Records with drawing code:
====================

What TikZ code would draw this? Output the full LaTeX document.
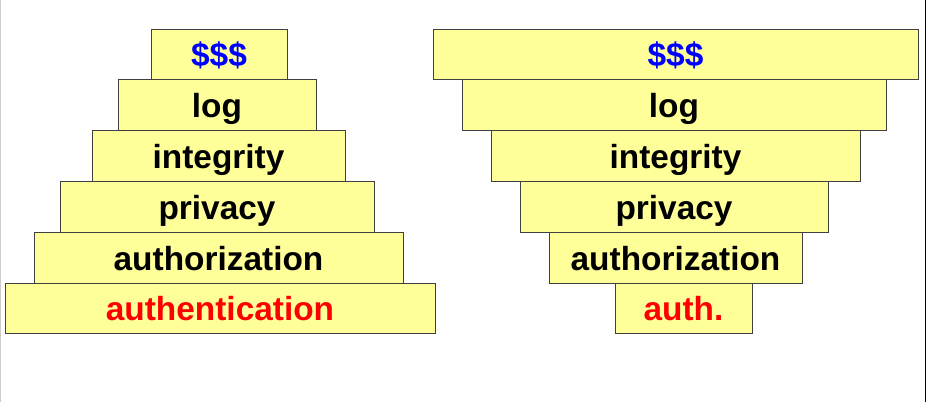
\documentclass[tikz,border=0pt]{standalone}
\usepackage{fontspec}
\setmainfont{Liberation Sans}
\usepackage{xcolor}
\usepackage{tikz}
\usetikzlibrary{positioning}

\definecolor{paleyellow}{RGB}{255,255,153}

\begin{document}
\begin{tikzpicture}[
    node distance=0pt,
    layer/.style={rectangle,draw=black!75,fill=paleyellow,line width=0.8pt,
                  minimum height=50.8pt,inner sep=0pt,outer sep=0pt,
                  text height=25pt,text depth=0pt,
                  font=\fontsize{33.4}{40}\selectfont\bfseries},
]
\useasboundingbox (0,0) rectangle (927pt,402pt);
\draw[black!20,line width=1pt] (0.5pt,0) -- (0.5pt,402pt);
\draw[black,line width=1.5pt] (925.3pt,0) -- (925.3pt,402pt);

% left stack: wide at the bottom
\node[layer,minimum width=136pt,text=blue] (l1) at (219pt,347.6pt) {\$\$\$};
\node[layer,minimum width=198pt,below=of l1,xshift=-2pt] (l2) {log};
\node[layer,minimum width=253pt,below=of l2,xshift=1.5pt] (l3) {integrity};
\node[layer,minimum width=314pt,below=of l3,xshift=-1.5pt] (l4) {privacy};
\node[layer,minimum width=369pt,below=of l4,xshift=1.5pt] (l5) {authorization};
\node[layer,minimum width=430pt,below=of l5,xshift=1.5pt,text=red] (l6) {authentication};

% right stack: wide at the top
\node[layer,minimum width=485pt,text=blue] (r1) at (675.5pt,347.6pt) {\$\$\$};
\node[layer,minimum width=424pt,below=of r1,xshift=-1.5pt] (r2) {log};
\node[layer,minimum width=369pt,below=of r2,xshift=1.5pt] (r3) {integrity};
\node[layer,minimum width=308pt,below=of r3,xshift=-1.5pt] (r4) {privacy};
\node[layer,minimum width=253pt,below=of r4,xshift=1.5pt] (r5) {authorization};
\node[layer,minimum width=137pt,below=of r5,xshift=8pt,text=red] (r6) {auth.};
\end{tikzpicture}
\end{document}
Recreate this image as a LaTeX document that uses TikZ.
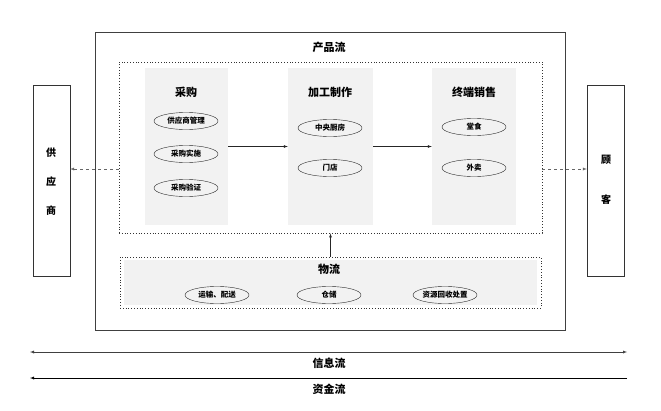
\documentclass[tikz,border=0pt]{standalone}
\usepackage{fontspec}
\setmainfont{Noto Sans CJK SC}
\usetikzlibrary{shapes.geometric}
\definecolor{panelgray}{RGB}{242,242,242}
\tikzset{
  partybox/.style={draw=black!80, minimum width=37, minimum height=191, inner sep=0pt},
  dotbox/.style={draw=black!80, dotted, thick, inner sep=0pt},
  column/.style={fill=panelgray, draw=none, inner sep=0pt},
  coltitle/.style={font=\fontsize{11}{13}\selectfont\bfseries},
  item/.style={ellipse, draw=black!85, minimum width=64, minimum height=17, inner sep=0pt, font=\fontsize{7.5}{8}\selectfont\bfseries},
  flowline/.style={-latex, black!85},
  sideflow/.style={-latex, dashed, black!60},
}
\begin{document}
\begin{tikzpicture}[x=1pt,y=1pt,yscale=-1]
  \useasboundingbox (0,0) rectangle (661,410);

  % outer frame and product flow
  \draw[black!75] (95,32) rectangle (565,330);
  \node[coltitle] (prodlabel) at (329,47) {产品流};
  \node[dotbox, minimum width=423, minimum height=171] (main) at (330.5,147.5) {};

  % three stages
  \node[column, minimum width=83, minimum height=157] (buy) at (186.5,146.5) {};
  \node[column, minimum width=85, minimum height=157] (make) at (330.5,146.5) {};
  \node[column, minimum width=84, minimum height=157] (sell) at (474,146.5) {};

  \node[coltitle] (buyT) at (186,92) {采购};
  \node[item] (b1) at (186,121) {供应商管理};
  \node[item] (b2) at (186,154) {采购实施};
  \node[item] (b3) at (186,188) {采购验证};

  \node[coltitle] (makeT) at (330,92) {加工制作};
  \node[item] (m1) at (330,128) {中央厨房};
  \node[item] (m2) at (330,168) {门店};

  \node[coltitle] (sellT) at (474,92) {终端销售};
  \node[item] (s1) at (474,127) {堂食};
  \node[item] (s2) at (474,168) {外卖};

  \draw[flowline] (buy.east) -- (make.west);
  \draw[flowline] (make.east) -- (sell.west);

  % logistics
  \node[dotbox, minimum width=421, minimum height=51] (logi) at (330.5,282.5) {};
  \node[column, minimum width=413, minimum height=45] (logiIn) at (330.5,282.5) {};
  \node[coltitle] (logiT) at (329,269) {物流};
  \node[item] (l1) at (217,295) {运输、配送};
  \node[item] (l2) at (329,295) {仓储};
  \node[item] (l3) at (445,295) {资源回收处置};
  \draw[flowline] (logi.north) -- (main.south);

  % supplier and customer
  \node[partybox] (sup) at (51.5,180.5) {};
  \node[align=center, font=\fontsize{10}{29}\selectfont\bfseries] (supT) at (51,182) {供\\应\\商};
  \node[partybox] (cus) at (605.5,180.5) {};
  \node[align=center, font=\fontsize{10}{40}\selectfont\bfseries] (cusT) at (606,180) {顾\\客};

  \coordinate (lvl) at (330,169);
  \draw[sideflow] (lvl -| main.west) -- (lvl -| sup.east);
  \draw[sideflow] (lvl -| main.east) -- (lvl -| cus.west);

  % information and money flows
  \coordinate (infoL) at (30,352);
  \coordinate (infoR) at (627,352);
  \coordinate (cashL) at (30,378);
  \coordinate (cashR) at (627,378);
  \draw[latex-latex, black!75] (infoL) -- (infoR);
  \node[coltitle] (infoT) at (329,363) {信息流};
  \draw[-latex, black] (cashR) -- (cashL);
  \node[coltitle] (cashT) at (329,389) {资金流};
\end{tikzpicture}
\end{document}
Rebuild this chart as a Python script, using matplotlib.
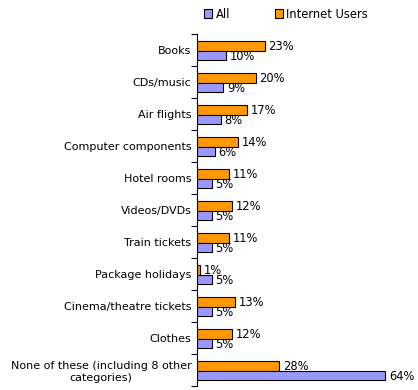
import numpy as np
import matplotlib.pyplot as plt
from matplotlib.patches import Patch

categories = ["Books", "CDs/music", "Air flights", "Computer components",
              "Hotel rooms", "Videos/DVDs", "Train tickets", "Package holidays",
              "Cinema/theatre tickets", "Clothes",
              "None of these (including 8 other\ncategories)"]
internet_users = [23, 20, 17, 14, 11, 12, 11, 1, 13, 12, 28]
all_users = [10, 9, 8, 6, 5, 5, 5, 5, 5, 5, 64]

c_all = "#9999FF"
c_net = "#FF9900"

fig = plt.figure(figsize=(4.18, 3.90), dpi=100)
ax = fig.add_axes([197/418, 4/390, 206/418, 352/390])

y = np.arange(len(categories))
h = 0.3
ax.barh(y - h/2 + 0.02, internet_users, height=h, color=c_net, edgecolor="black", linewidth=0.8)
ax.barh(y + h/2 + 0.02, all_users, height=h, color=c_all, edgecolor="black", linewidth=0.8)

for i in range(len(categories)):
    ax.text(internet_users[i] + 1.2, y[i] - h/2 + 0.05, "%d%%" % internet_users[i],
            va="center", ha="left", fontsize=8.3)
    ax.text(all_users[i] + 1.2, y[i] + h/2 + 0.05, "%d%%" % all_users[i],
            va="center", ha="left", fontsize=8.3)

ax.set_xlim(0, 70)
ax.set_ylim(len(categories) - 0.5, -0.5)
ax.set_yticks(y)
ax.set_yticklabels(categories, fontsize=8, multialignment="center")
ax.set_yticks(np.arange(-0.5, len(categories)), minor=True)
ax.tick_params(axis="y", which="major", length=0, pad=4)
ax.tick_params(axis="y", which="minor", length=4, width=0.8, direction="out")
ax.set_xticks([])
for s in ["top", "right", "bottom"]:
    ax.spines[s].set_visible(False)
ax.spines["left"].set_linewidth(0.8)

handles = [Patch(facecolor=c_all, edgecolor="black", linewidth=0.8, label="All"),
           Patch(facecolor=c_net, edgecolor="black", linewidth=0.8, label="Internet Users")]
fig.legend(handles=handles, loc="center left", bbox_to_anchor=(204/418, 1 - 14/390),
           ncol=2, frameon=False, fontsize=8.3, handlelength=0.7, handleheight=0.7,
           handletextpad=0.3, columnspacing=3.9, borderaxespad=0, borderpad=0)

fig.savefig("out.png", dpi=100)
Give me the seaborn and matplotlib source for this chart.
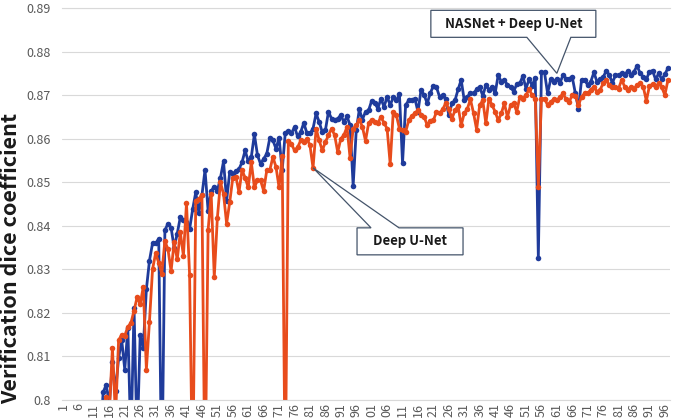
import numpy as np
import pandas as pd
import seaborn as sns
import matplotlib.pyplot as plt
import matplotlib.transforms as mtransforms
from matplotlib.patches import Polygon

# values (epochs before 13 sit below 0.8 and are not visible)
first_epoch = 13

nasnet_dice = [
    0.790, 0.8018, 0.8035, 0.7990, 0.8087, 0.8020, 0.8096, 0.8138, 0.8070, 0.8165,
    0.7900, 0.8212, 0.7900, 0.8150, 0.8120, 0.8254, 0.8320, 0.8360, 0.8360, 0.8370,
    0.7800, 0.8390, 0.8405, 0.8396, 0.8350, 0.8382, 0.8420, 0.8413, 0.8408, 0.8392,
    0.8438, 0.8477, 0.8430, 0.8470, 0.8528, 0.8435, 0.8480, 0.8490, 0.8480, 0.8510,
    0.8548, 0.8458, 0.8523, 0.8520, 0.8525, 0.8530, 0.8546, 0.8573, 0.8548, 0.8558,
    0.8610, 0.8562, 0.8542, 0.8554, 0.8565, 0.8602, 0.8596, 0.8577, 0.8602, 0.8527,
    0.8613, 0.8618, 0.8612, 0.8627, 0.8605, 0.8615, 0.8636, 0.8613, 0.8612, 0.8623,
    0.8658, 0.8638, 0.8615, 0.8619, 0.8662, 0.8646, 0.8642, 0.8646, 0.8654, 0.8638,
    0.8651, 0.8631, 0.8492, 0.8619, 0.8667, 0.8644, 0.8662, 0.8665, 0.8687, 0.8682,
    0.8669, 0.8692, 0.8673, 0.8696, 0.8677, 0.8695, 0.8688, 0.8702, 0.8544, 0.8677,
    0.8688, 0.8688, 0.8692, 0.8662, 0.8712, 0.8700, 0.8681, 0.8705, 0.8721, 0.8718,
    0.8696, 0.8700, 0.8690, 0.8654, 0.8681, 0.8688, 0.8713, 0.8735, 0.8688, 0.8696,
    0.8705, 0.8704, 0.8713, 0.8719, 0.8698, 0.8723, 0.8712, 0.8719, 0.8704, 0.8746,
    0.8731, 0.8735, 0.8723, 0.8719, 0.8708, 0.8725, 0.8727, 0.8744, 0.8715, 0.8736,
    0.8722, 0.8740, 0.8327, 0.8752, 0.8752, 0.8704, 0.8736, 0.8731, 0.8738, 0.8728,
    0.8746, 0.8738, 0.8738, 0.8741, 0.8704, 0.8669, 0.8735, 0.8735, 0.8723, 0.8731,
    0.8752, 0.8731, 0.8736, 0.8741, 0.8756, 0.8746, 0.8728, 0.8746, 0.8746, 0.8750,
    0.8746, 0.8756, 0.8746, 0.8754, 0.8767, 0.8750, 0.8742, 0.8736, 0.8754, 0.8756,
    0.8736, 0.8750, 0.8736, 0.8748, 0.8762,
]

deep_unet_dice = [
    0.790, 0.7985, 0.8006, 0.7970, 0.8120, 0.7960, 0.8137, 0.8150, 0.8148, 0.8168,
    0.8177, 0.8205, 0.8236, 0.8220, 0.8260, 0.8070, 0.8180, 0.8300, 0.8337, 0.8315,
    0.8290, 0.8365, 0.8346, 0.8296, 0.8362, 0.8323, 0.8385, 0.8331, 0.8452, 0.8288,
    0.7800, 0.8458, 0.8462, 0.8470, 0.7800, 0.8390, 0.8473, 0.8282, 0.8418, 0.8500,
    0.8473, 0.8405, 0.8454, 0.8510, 0.8513, 0.8477, 0.8528, 0.8510, 0.8488, 0.8546,
    0.8488, 0.8505, 0.8504, 0.8480, 0.8527, 0.8528, 0.8558, 0.8535, 0.8488, 0.8560,
    0.7800, 0.8595, 0.8588, 0.8573, 0.8580, 0.8596, 0.8592, 0.8600, 0.8585, 0.8533,
    0.8623, 0.8596, 0.8573, 0.8592, 0.8608, 0.8623, 0.8608, 0.8569, 0.8600, 0.8608,
    0.8627, 0.8556, 0.8623, 0.8631, 0.8644, 0.8627, 0.8595, 0.8635, 0.8644, 0.8638,
    0.8636, 0.8650, 0.8636, 0.8623, 0.8542, 0.8662, 0.8654, 0.8623, 0.8621, 0.8615,
    0.8642, 0.8652, 0.8658, 0.8665, 0.8654, 0.8650, 0.8631, 0.8641, 0.8642, 0.8662,
    0.8659, 0.8667, 0.8682, 0.8667, 0.8646, 0.8665, 0.8675, 0.8631, 0.8658, 0.8669,
    0.8690, 0.8659, 0.8621, 0.8677, 0.8688, 0.8635, 0.8692, 0.8677, 0.8662, 0.8642,
    0.8658, 0.8681, 0.8650, 0.8677, 0.8681, 0.8662, 0.8696, 0.8692, 0.8700, 0.8713,
    0.8700, 0.8692, 0.8490, 0.8692, 0.8692, 0.8677, 0.8685, 0.8690, 0.8688, 0.8695,
    0.8704, 0.8690, 0.8685, 0.8700, 0.8698, 0.8677, 0.8696, 0.8704, 0.8704, 0.8712,
    0.8719, 0.8708, 0.8712, 0.8727, 0.8735, 0.8723, 0.8718, 0.8719, 0.8715, 0.8735,
    0.8719, 0.8712, 0.8719, 0.8715, 0.8723, 0.8727, 0.8719, 0.8687, 0.8721, 0.8725,
    0.8719, 0.8727, 0.8718, 0.8700, 0.8735,
]

series_names = ['NASNet + Deep U-Net', 'Deep U-Net']
series_colors = ['#1f3b9b', '#e84c1c']
tick_epochs = list(range(1, 197, 5))
# tick labels as they appear in the chart (hundreds digit cut off at the image edge)
tick_labels = ['1', '6', '11', '16', '21', '26', '31', '36', '41', '46',
               '51', '56', '61', '66', '71', '76', '81', '86', '91', '96',
               '01', '06', '11', '16', '21', '26', '31', '36', '41', '46',
               '51', '56', '61', '66', '71', '76', '81', '86', '91', '96']
y_ticks = [0.80, 0.81, 0.82, 0.83, 0.84, 0.85, 0.86, 0.87, 0.88, 0.89]
y_tick_labels = ['0.8', '0.81', '0.82', '0.83', '0.84', '0.85', '0.86', '0.87', '0.88', '0.89']

epochs = np.arange(first_epoch, first_epoch + len(nasnet_dice))
df = pd.concat([
    pd.DataFrame({'epoch': epochs, 'dice': nasnet_dice, 'model': series_names[0]}),
    pd.DataFrame({'epoch': epochs, 'dice': deep_unet_dice, 'model': series_names[1]}),
])

sns.set_theme(style='white')
plt.rcParams['font.family'] = ['Noto Sans CJK KR', 'DejaVu Sans']

W, H = 674, 419
fig = plt.figure(figsize=(W / 100, H / 100), dpi=100)
ax = fig.add_axes([61.5 / W, 19 / H, 608 / W, 392 / H])

sns.lineplot(data=df, x='epoch', y='dice', hue='model', hue_order=series_names,
             palette=series_colors, marker='o', markersize=4, markeredgewidth=0,
             linewidth=2, legend=False, ax=ax)

ax.set_xlim(0.5, 197.5)
ax.set_ylim(0.8, 0.89)
ax.set_xticks(tick_epochs)
ax.set_xticklabels(tick_labels, rotation=90, fontsize=9, color='#595959')
ax.set_yticks(y_ticks)
ax.set_yticklabels(y_tick_labels, fontsize=9, color='#595959')
ax.tick_params(axis='x', length=0, pad=2)
ax.tick_params(axis='y', length=0, pad=8)
ax.set_xlabel('')
ax.set_ylabel('')
ax.grid(axis='y', color='#d9d9d9', linewidth=0.8)
ax.grid(axis='x', visible=False)
for side in ['left', 'right']:
    ax.spines[side].set_visible(False)
for side in ['top', 'bottom']:
    ax.spines[side].set_color('#d9d9d9')
    ax.spines[side].set_linewidth(0.8)

fig.text(21 / W, 1 - 258 / H, 'Verification dice coefficient', rotation=90,
         ha='right', va='center', fontsize=15.5, fontweight='bold', color='#1a1a1a')


# callout box with a wedge pointing at (tip_x, tip_y); box/base given as pixel offsets from the tip
def callout(ax, tip_x, tip_y, box, base, label):
    x0, x1, y0, y1 = box
    b0, b1 = base
    trans = mtransforms.Affine2D() + mtransforms.ScaledTranslation(tip_x, tip_y, ax.transData)
    if y0 > 0:  # box above the tip, wedge on its bottom edge
        pts = [(x0, y0), (b0, y0), (0, 0), (b1, y0), (x1, y0), (x1, y1), (x0, y1)]
    else:       # box below the tip, wedge on its top edge
        pts = [(x0, y1), (b0, y1), (0, 0), (b1, y1), (x1, y1), (x1, y0), (x0, y0)]
    poly = Polygon(pts, closed=True, facecolor='white', edgecolor='#44546a',
                   linewidth=0.9, transform=trans, clip_on=False, zorder=10)
    ax.add_patch(poly)
    ax.text((x0 + x1) / 2, (y0 + y1) / 2, label, transform=trans, ha='center', va='center',
            fontsize=9.5, fontweight='bold', color='#1a1a1a', zorder=11)


callout(ax, 161, 0.875, (-126, 39, 36, 63), (-30, 14), 'NASNet + Deep U-Net')
callout(ax, 82, 0.8533, (44, 150, -87, -60), (58, 86), 'Deep U-Net')

fig.savefig('out.png', dpi=100)
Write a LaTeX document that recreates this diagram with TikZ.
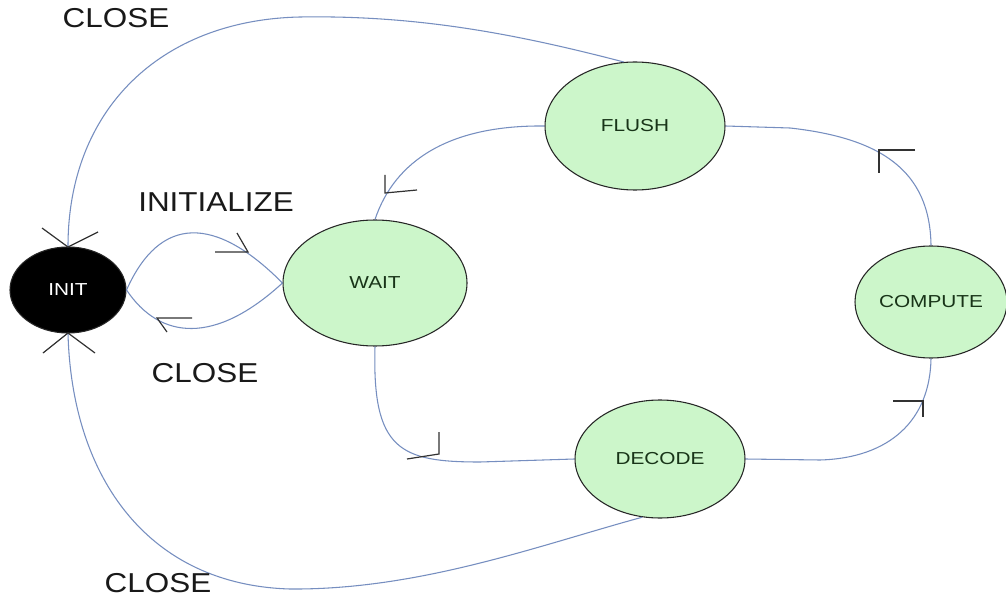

====================

Your goal:
Of the lines above, copy only those from the one holding "Rebuild this chart" to the one holding "from matplotlib.patches import Patch", both included, and exclude every image.

Solution:
Rebuild this chart as a Python script, using matplotlib.
import numpy as np
import matplotlib.pyplot as plt
from matplotlib.patches import Patch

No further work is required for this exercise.